SINGAPORE (Reuters) -- Pakistani President Asif Ali Zardari said that his government will not negotiate with Taliban militants, adding that the attack on the Sri Lankan cricket team showed the evil the country faced.
The Pakistani leader, in an op-ed piece for "The Wall Street Journal," rejected criticism of an agreement reached last month to enforce Islamic law in the troubled Swat Valley region, saying it was part of a process to wean away people from insurgency.
"We have not and will not negotiate with extremists Taliban and terrorists," he said, adding that authorities had entered into talks only with traditional local clerics to help restore peace in the region.
"The clerics with whom we have engaged are not Taliban. Indeed, in our dialogue we'd made it clear that it is their responsibility to rein in and neutralize Taliban and other insurgents," he said.
Taliban militants announced a cease-fire and Pakistani forces halted military operations in Swat last month after a cleric, Maulana Sufi Mohammad, struck a pact with the government of Northwest Frontier Province to enforce Islamic law in the valley.
Critics in the West and Pakistan fear that by agreeing to introduce Shari'a in Swat, where militants have burnt down schools for girls and conducted public executions, the government has risked encouraging the Islamist militants by adopting policies of appeasement.

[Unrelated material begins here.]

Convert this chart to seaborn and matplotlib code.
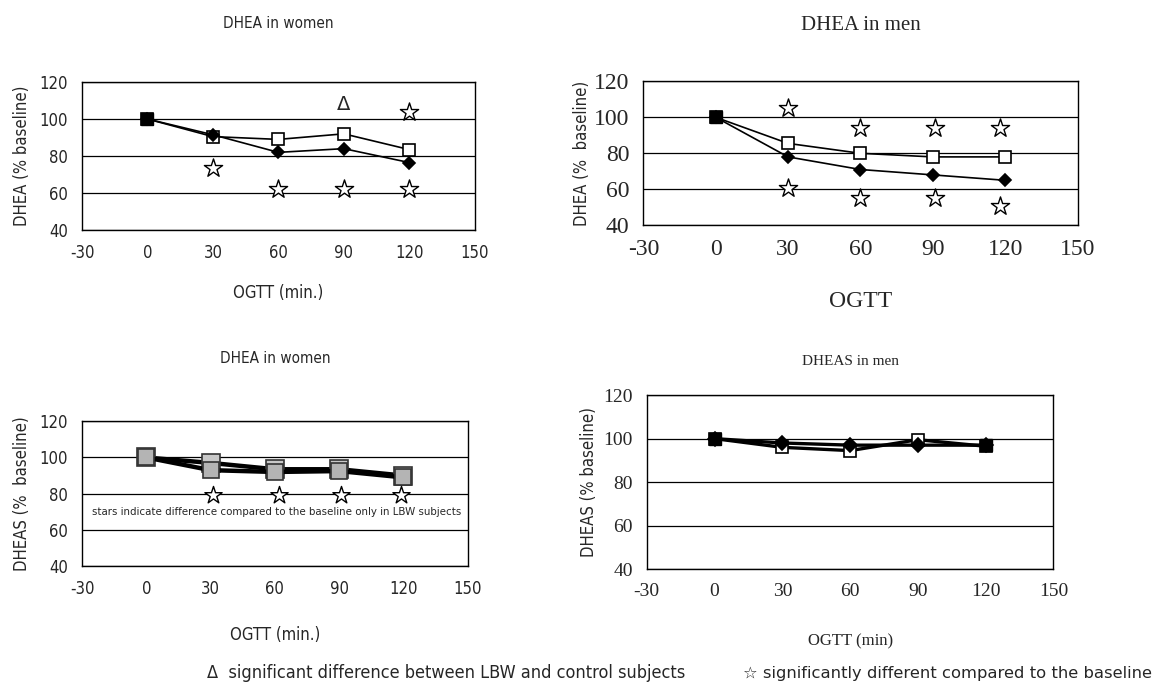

"Moreover, we have not and will not condone the closing of girls' schools in pockets of Swat Valley. Indeed the government insists that the education of young women is mandatory," Zardari wrote.'Evil We Are Confronting'
Zardari's comments came a day after gunmen attacked the Sri Lankan cricket team in the eastern city of Lahore, killing seven people, the first major attack on an international sporting team since Palestinian militants attacked Israeli athletes at the 1972 Olympics in Munich.
Six members of the Sri Lankan team and a British coach were wounded and the squad has since returned home.
The terrorist attack against the Sri Lankan cricket team in Lahore "shows once more the evil we are confronting," Zardari said in the article.
He also touched upon a political crisis triggered by a court ruling against his arch rival, former Prime Minister Nawaz Sharif and his brother, saying this was the decision of an independent judiciary and must be respected.
Zardari dismissed the provincial government in Punjab led by Sharif's party after the Supreme Court disqualified brothers Nawaz and Shahbaz from holding elective office.
The Sharifs say Zardari was behind the court decision and their party has begun street agitation in cities across Punjab.
"In a mature polity when one loses in court, one respects the decision of the court and moves on, seeking other constitutional remedies. It is not in the nature of democracy to appeal court decisions to the streets," Zardari said.